不应当怀疑,市民和平理论更好地把握住了我们制度的基本精神,而且从此角度看,所有上述暴力统治的现象也是不可思议的。但要考虑到,它尽管在实践上引导了一条正确的道路,但是,在理论方面却会具有某种不准确性:它单方面地排斥了占有保护的警察方面。毫无疑问,警察方面在历史上是首要的,在罗马大法官的保护占有的敕令中它的萌芽就已经体现在其中了,但考虑该奠基性的保护原则还是体现得更深入些。

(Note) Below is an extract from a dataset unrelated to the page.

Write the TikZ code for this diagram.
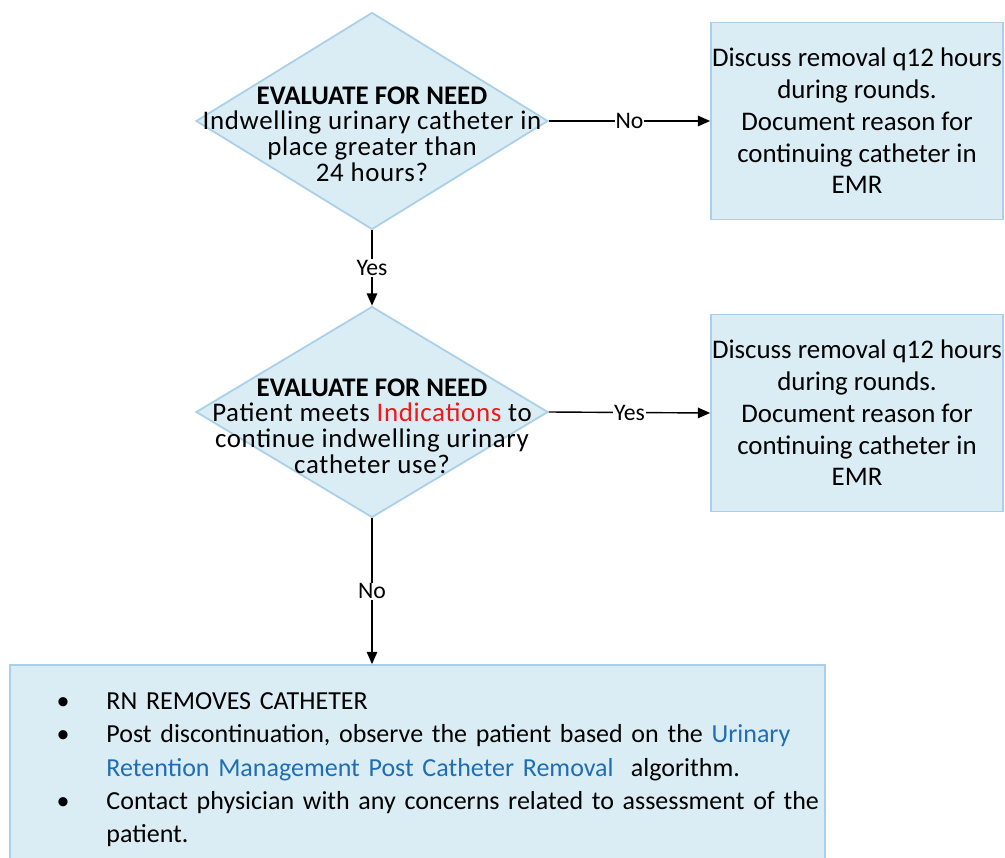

而且,似乎要达到该奠基性原则,我们可以轻易的通过以下方式达到。
我们现在转向刑法领域并设想一个被判处刑罚,如监禁、剥夺全部权利,甚至死刑的罪犯。私的个人能否依据罪犯被剥夺了权利且被判处刑罚,而剥夺他的自由,殴打他或者在被判处死刑的情况下杀死他?在古代是这样的,即罪犯(在犯下严重犯罪行为时)被剥夺了权利,因此就处在任何法律的保护之外,他就处于任何人和每个人的专横之中(罗马法上的“sacer esto”,古德意志法上的Friedlosigkeit等)。但在比较文明的法中事情就不是这样了。甚至被判处了死刑的罪犯也可以继续保持自己人格,甚至被剥夺了权利的人,他在法律眼中也还是人。尽管后来将对他实施死刑,但这个悲惨的功能是由国家来履行的。对于所有的私人来说,罪犯仍然是不可侵犯的,杀死他或者侵犯他身体的不可侵犯性都将是和在任何其他情况下一样的刑事犯罪行为。国家在承担了惩罚义务的同时,也还继续保护该人免受私人的侵扰。